Zhou compares the spectrum problem to the problem of filling a parking lot. Current spectrums operate from a single paradigm wherein every wireless user has a certain spot, like a parking lot with assigned spaces. Even when the user (or assigned car) is not present, the space is still unavailable for others To enhance spectrum efficiency, wireless researchers and spectrum regulators, such as the FCC, would like to make it so the spectrum can operate on a dynamic paradigm, wherein everyone has shared access to the bandwidth (or parking spaces) as needed.
One major challenge of shared spectrum access is the extensive amount of data and the energy required to monitor a crowded wide spectrum in real time. To return to the parking lot analogy, in order for current spectrum monitoring approaches to reveal how many parking spaces are vacant, it needs to see the entirety of every parking space, even those currently occupied, resulting in a lot of wasted energy and data. An efficient sensing technology, such as the kind that Zhou, Hassanieh, and Gong are envisioning, would only need to see a small portion of each parking space to determine whether or not the space was occupied -- requiring less data and energy.
“You don’t have to look at the entire spot to tell whether there is a car parked or not. This is the same way we’ll solve the problem with spectrum sensing. You just need to see a portion,” Hassanieh said. “The information collected is sparse. You can’t see the majority of the data, but you see partial things that provide sufficient information.”
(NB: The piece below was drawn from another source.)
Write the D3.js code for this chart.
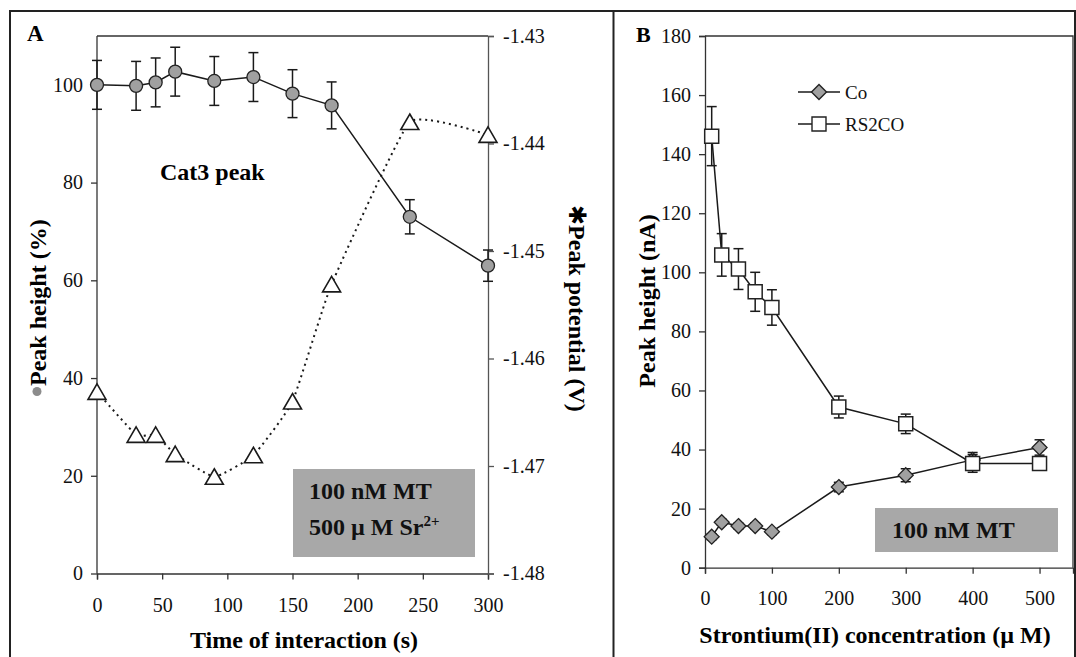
<!DOCTYPE html>
<html>
<head>
<meta charset="utf-8">
<script src="https://cdn.jsdelivr.net/npm/d3@7/dist/d3.min.js"></script>
<style>
  body { margin: 0; background: #fff; }
  svg { display: block; }
</style>
</head>
<body>
<script>
// panel A: peak height and peak potential vs time
var timeA = [0, 30, 45, 60, 90, 120, 150, 180, 240, 300];
var heightA = [100, 99.8, 100.5, 102.7, 100.8, 101.6, 98.2, 95.8, 73, 63];
var heightErrA = [5, 5, 5, 5, 5, 5, 4.9, 4.8, 3.5, 3.2];
var potentialA = [-1.4631, -1.4671, -1.4671, -1.4689, -1.4710, -1.4690, -1.4640, -1.4531, -1.4380, -1.4392];
var xTicksA = [0, 50, 100, 150, 200, 250, 300];
var leftTicksA = [0, 20, 40, 60, 80, 100];
var rightTicksA = [-1.48, -1.47, -1.46, -1.45, -1.44, -1.43];

// panel B: peak height vs Sr(II) concentration
var concB = [10, 25, 50, 75, 100, 200, 300, 400, 500];
var coB = [10.5, 15.4, 14.1, 14.1, 12.2, 27.3, 31.3, 36.5, 40.7];
var coErrB = [1, 1, 1, 1, 1, 1.6, 2.2, 2.5, 2.6];
var rs2coB = [146.1, 105.9, 101.1, 93.4, 88.1, 54.4, 48.7, 35.3, 35.3];
var rs2coErrB = [10, 7.2, 6.9, 6.6, 6, 3.7, 3.3, 3, 2];
var xTicksB = [0, 100, 200, 300, 400, 500];
var yTicksB = [0, 20, 40, 60, 80, 100, 120, 140, 160, 180];

(function() {
  'use strict';

  var width = 1076, height = 657;
  var serif = "'Liberation Serif', 'Times New Roman', serif";
  var ink = "#1a1a1a", markGray = "#a0a0a0", boxGray = "#a8a8a8";

  var svg = d3.select("body").append("svg")
      .attr("width", width)
      .attr("height", height)
      .style("font-family", serif);

  // outer frame and divider
  svg.append("rect")
     .attr("x", 10).attr("y", 11)
     .attr("width", 1065).attr("height", 700)
     .attr("fill", "none").attr("stroke", "#222").attr("stroke-width", 2);
  svg.append("line")
     .attr("x1", 613.5).attr("x2", 613.5).attr("y1", 11).attr("y2", height)
     .attr("stroke", "#222").attr("stroke-width", 2);

  function styleAxis(g) {
    g.attr("font-family", serif).attr("font-size", 20);
    g.selectAll("path, line").attr("stroke", "#333").attr("stroke-width", 1.3);
    g.selectAll("text").attr("fill", "#111");
  }

  function errBars(g, xs, ys, es, x, y) {
    var bars = g.selectAll(null).data(xs).enter().append("g")
        .attr("stroke", ink).attr("stroke-width", 1.5);
    bars.append("line")
        .attr("x1", function(d) { return x(d); })
        .attr("x2", function(d) { return x(d); })
        .attr("y1", function(d, i) { return y(ys[i] - es[i]); })
        .attr("y2", function(d, i) { return y(ys[i] + es[i]); });
    [-1, 1].forEach(function(s) {
      bars.append("line")
          .attr("x1", function(d) { return x(d) - 5; })
          .attr("x2", function(d) { return x(d) + 5; })
          .attr("y1", function(d, i) { return y(ys[i] + s * es[i]); })
          .attr("y2", function(d, i) { return y(ys[i] + s * es[i]); });
    });
  }

  // ---------------- panel A ----------------
  var xA = d3.scaleLinear().domain([0, 300]).range([97, 488]);
  var yA = d3.scaleLinear().domain([0, 110]).range([573.5, 36]);
  var yA2 = d3.scaleLinear().domain([-1.48, -1.43]).range([573.5, 36]);

  svg.append("line")
     .attr("x1", xA.range()[0]).attr("x2", xA.range()[1])
     .attr("y1", yA.range()[1]).attr("y2", yA.range()[1])
     .attr("stroke", "#333").attr("stroke-width", 1.3);

  svg.append("g")
     .attr("transform", "translate(0," + yA.range()[0] + ")")
     .call(d3.axisBottom(xA).tickValues(xTicksA).tickSizeOuter(0).tickSize(6))
     .call(styleAxis)
     .selectAll("text").attr("dy", null).attr("y", 38);

  svg.append("g")
     .attr("transform", "translate(" + xA.range()[0] + ",0)")
     .call(d3.axisLeft(yA).tickValues(leftTicksA).tickSizeOuter(0).tickSize(6).tickPadding(8))
     .call(styleAxis)
     .call(function(g) { g.select(".domain").attr("d", "M0," + yA.range()[0] + "V" + yA.range()[1]); });

  // plain hyphen like the original, not a unicode minus
  svg.append("g")
     .attr("transform", "translate(" + xA.range()[1] + ",0)")
     .call(d3.axisRight(yA2).tickValues(rightTicksA).tickSizeOuter(0).tickSize(6).tickPadding(9)
             .tickFormat(function(d) { return d.toFixed(2); }))
     .call(styleAxis)
     .call(function(g) { g.selectAll("path, line").attr("stroke", "#555"); });

  // gray box
  svg.append("rect")
     .attr("x", 293).attr("y", 469).attr("width", 182).attr("height", 88)
     .attr("fill", boxGray);
  svg.append("text").attr("x", 309).attr("y", 499)
     .attr("font-size", 24).attr("font-weight", "bold").attr("fill", "#111")
     .text("100 nM MT");
  var t2 = svg.append("text").attr("x", 309).attr("y", 535)
     .attr("font-size", 24).attr("font-weight", "bold").attr("fill", "#111");
  t2.append("tspan").text("500 \u00b5 M Sr");
  t2.append("tspan").attr("font-size", 15).attr("dy", -9).text("2+");

  // triangles: peak potential, dotted lightly smoothed line
  var potLine = d3.line()
      .x(function(d, i) { return xA(timeA[i]); })
      .y(function(d) { return yA2(d); })
      .curve(d3.curveCardinal.tension(0.6));

  svg.append("path").datum(potentialA)
     .attr("d", potLine)
     .attr("fill", "none")
     .attr("stroke", ink)
     .attr("stroke-width", 2)
     .attr("stroke-dasharray", "2,4");

  // circles: peak height
  errBars(svg.append("g"), timeA, heightA, heightErrA, xA, yA);

  var hLine = d3.line()
      .x(function(d, i) { return xA(timeA[i]); })
      .y(function(d) { return yA(d); });

  svg.append("path").datum(heightA)
     .attr("d", hLine)
     .attr("fill", "none")
     .attr("stroke", ink)
     .attr("stroke-width", 1.5);

  svg.selectAll(".tri").data(potentialA).enter()
     .append("path")
     .attr("class", "tri")
     .attr("transform", function(d, i) { return "translate(" + xA(timeA[i]) + "," + yA2(d) + ")"; })
     .attr("d", "M0,-8L9,7.5L-9,7.5Z")
     .attr("fill", "#fff")
     .attr("stroke", ink)
     .attr("stroke-width", 1.6);

  svg.selectAll(".dot").data(heightA).enter()
     .append("circle")
     .attr("class", "dot")
     .attr("cx", function(d, i) { return xA(timeA[i]); })
     .attr("cy", function(d) { return yA(d); })
     .attr("r", 6.5)
     .attr("fill", markGray)
     .attr("stroke", "#222")
     .attr("stroke-width", 1.3);

  // labels
  svg.append("text").attr("x", 27).attr("y", 41)
     .attr("font-size", 23).attr("font-weight", "bold").text("A");
  svg.append("text").attr("x", 160).attr("y", 180)
     .attr("font-size", 24).attr("font-weight", "bold").text("Cat3 peak");
  svg.append("text").attr("x", 304).attr("y", 648)
     .attr("text-anchor", "middle")
     .attr("font-size", 24).attr("font-weight", "bold").text("Time of interaction (s)");

  svg.append("circle").attr("cx", 37).attr("cy", 391.5).attr("r", 4.5).attr("fill", "#8c8c8c");
  svg.append("text")
     .attr("transform", "translate(46,386) rotate(-90)")
     .attr("font-size", 24).attr("font-weight", "bold")
     .text("Peak height (%)");

  var rl = svg.append("text")
     .attr("transform", "translate(569,205) rotate(90)")
     .attr("font-size", 24).attr("font-weight", "bold");
  rl.append("tspan").attr("font-family", "'DejaVu Sans', sans-serif").attr("font-size", 24).text("\u2731");
  rl.append("tspan").text("Peak potential (V)");

  // ---------------- panel B ----------------
  var xB = d3.scaleLinear().domain([0, 550]).range([705, 1073]);
  var yB = d3.scaleLinear().domain([0, 180]).range([567.7, 36]);

  svg.append("path")
     .attr("d", "M" + xB.range()[0] + "," + yB.range()[1] + "H" + xB.range()[1] + "V" + yB.range()[0])
     .attr("fill", "none").attr("stroke", "#333").attr("stroke-width", 1.3);

  svg.append("g")
     .attr("transform", "translate(0," + yB.range()[0] + ")")
     .call(d3.axisBottom(xB).tickValues(xTicksB).tickSizeOuter(0).tickSize(6))
     .call(styleAxis)
     .selectAll("text").attr("dy", null).attr("y", 37);

  svg.append("g")
     .attr("transform", "translate(" + xB.range()[0] + ",0)")
     .call(d3.axisLeft(yB).tickValues(yTicksB).tickSizeOuter(0).tickSize(6).tickPadding(8))
     .call(styleAxis);

  svg.append("rect")
     .attr("x", 875).attr("y", 508).attr("width", 183).attr("height", 44)
     .attr("fill", boxGray);
  svg.append("text").attr("x", 892).attr("y", 538)
     .attr("font-size", 24).attr("font-weight", "bold").attr("fill", "#111")
     .text("100 nM MT");

  var lineB = function(vals) {
    return d3.line()
        .x(function(d, i) { return xB(concB[i]); })
        .y(function(d) { return yB(d); })(vals);
  };
  var diamond = "M0,-7.5L7.5,0L0,7.5L-7.5,0Z",
      square = "M-7,-7H7V7H-7Z";

  // Co series
  errBars(svg.append("g"), concB, coB, coErrB, xB, yB);
  svg.append("path").attr("d", lineB(coB))
     .attr("fill", "none").attr("stroke", ink).attr("stroke-width", 1.5);
  svg.selectAll(".co").data(coB).enter()
     .append("path").attr("class", "co")
     .attr("transform", function(d, i) { return "translate(" + xB(concB[i]) + "," + yB(d) + ")"; })
     .attr("d", diamond)
     .attr("fill", markGray).attr("stroke", "#222").attr("stroke-width", 1.3);

  // RS2CO series
  errBars(svg.append("g"), concB, rs2coB, rs2coErrB, xB, yB);
  svg.append("path").attr("d", lineB(rs2coB))
     .attr("fill", "none").attr("stroke", ink).attr("stroke-width", 1.5);
  svg.selectAll(".rs").data(rs2coB).enter()
     .append("path").attr("class", "rs")
     .attr("transform", function(d, i) { return "translate(" + xB(concB[i]) + "," + yB(d) + ")"; })
     .attr("d", square)
     .attr("fill", "#fff").attr("stroke", "#222").attr("stroke-width", 1.5);

  // legend
  var legend = [{name: "Co", shape: diamond, fill: markGray, y: 92},
                {name: "RS2CO", shape: square, fill: "#fff", y: 124}];
  var lg = svg.selectAll(".lg").data(legend).enter().append("g")
      .attr("class", "lg")
      .attr("transform", function(d) { return "translate(798," + d.y + ")"; });
  lg.append("line").attr("x1", 0).attr("x2", 42)
     .attr("stroke", ink).attr("stroke-width", 1.5);
  lg.append("path").attr("transform", "translate(21,0)")
     .attr("d", function(d) { return d.shape; })
     .attr("fill", function(d) { return d.fill; })
     .attr("stroke", "#222").attr("stroke-width", 1.4);
  lg.append("text").attr("x", 47).attr("y", 7)
     .attr("font-size", 19).attr("fill", "#111")
     .text(function(d) { return d.name; });

  svg.append("text").attr("x", 636).attr("y", 42)
     .attr("font-size", 22).attr("font-weight", "bold").text("B");
  svg.append("text").attr("x", 875).attr("y", 643)
     .attr("text-anchor", "middle")
     .attr("font-size", 24).attr("font-weight", "bold")
     .text("Strontium(II) concentration (\u00b5 M)");
  svg.append("text")
     .attr("transform", "translate(655,301) rotate(-90)")
     .attr("text-anchor", "middle")
     .attr("font-size", 24).attr("font-weight", "bold")
     .text("Peak height (nA)");

})()
</script>
</body>
</html>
“What allows us to monitor a small part of each spectrum channel (or parking space) is a microelectromechanical device that could be closely integrated with a radio microchip,” Gong added. “We are the first to use this type of devices for spectrum sensing applications.”
The goal of the new project is to develop a tool that will allow the spectrums to be used in this more efficient way, which would lead to improved access for all users. The team hopes to test their tool on the University’s campus and then use the results to influence FCC policy on shared access.
“There could be more devices that have low-cost and energy-efficient wireless access, opening up new opportunities,” Zhou said. “Once the FCC thinks there are enough results to adopt sharing-based policy, it can be used in people’s everyday lives.”
The project was funded by the National Science Foundation for three years for $675,000.